Hand of woman scraping ice from car windscreen
March 11, 2016

Spray-on coating could ice-proof airplanes, power lines, windshields

Ice buildup on your car’s windshield can be an annoying problem, but the problem of ice buildup becomes deadly when it happens on the wings of an airplane.

To combat this problem, researchers from the University of Michigan have developed a new ice-repellant coating that facilitates the removal of ice with just the force of gravity or a stiff breeze.

According to a press release, the new coating is cheap, durable, see-though, and rubbery to the touch. The team behind its development said the coating could be used to prevent ice buildup on everything from car windshields, to power lines, to freezer defrosting systems. Their work was recently published in an edition of the journal Science Advances.

Water repellent solutions aren't the answer

"Researchers had been trying for years to dial down ice adhesion strength with chemistry, making more and more water-repellent surfaces," said Kevin Golovin, a doctoral student in materials science and engineering at the University of Michigan. "We've discovered a new knob to turn, using physics to change the mechanics of how ice breaks free from a surface."

The team had initially looking to expand on the capabilities of water-repellant materials, but experiments kept showing these materials can’t sufficiently be reengineered to shed ice as well as they do water.

Ultimately, the team realized that the ability to repel water is essential to repelling ice. They saw that the crucial attribute is the ability for the coating to deform with even the slightest amount of force, a principle known as "interfacial cavitation."

"Nobody had explored the idea that rubberiness can reduce ice adhesion," said team member Anish Tuteja, associate professor of materials science and engineering at the University of Michigan. "Ice is frozen water, so people assumed that ice-repelling surfaces had to also repel water. That was very limiting."

The team has discovered that by marginally changing the smoothness and rubberiness of the coating, they could fine-tune its level of ice repellency and durability.

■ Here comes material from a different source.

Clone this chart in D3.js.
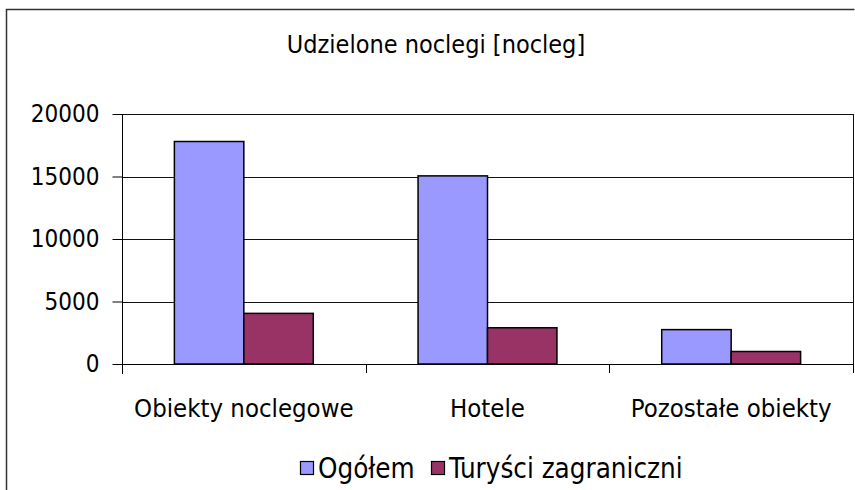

Softer surfaces were found to be more ice-repellent but less durable, while the reverse was found for harder coatings. Golovin said that versatility will enable them to develop coatings for a massive range of applications.

The new coatings also stood up to a various lab tests including peeling, corrosion, temperature, abrasion and freeze-thaw cycle trials.

"An airplane coating, for example, would need to be extremely durable, but it could be less ice-repellent because of high winds and vibration that would help push ice off," Golovin said. "A freezer coating, on the other hand, could be less durable, but would need to shed ice with just the force of gravity and slight vibrations. The great thing about our approach is that it's easy to fine-tune it for any given application."

"I think the first commercial application will be in linings for commercial frozen food packaging, where sticking is often a problem. We'll probably see that within the next year," Tuteja added. "Using this technology in places like cars and airplanes will be very complex because of the stringent durability and safety requirements, but we're working on it."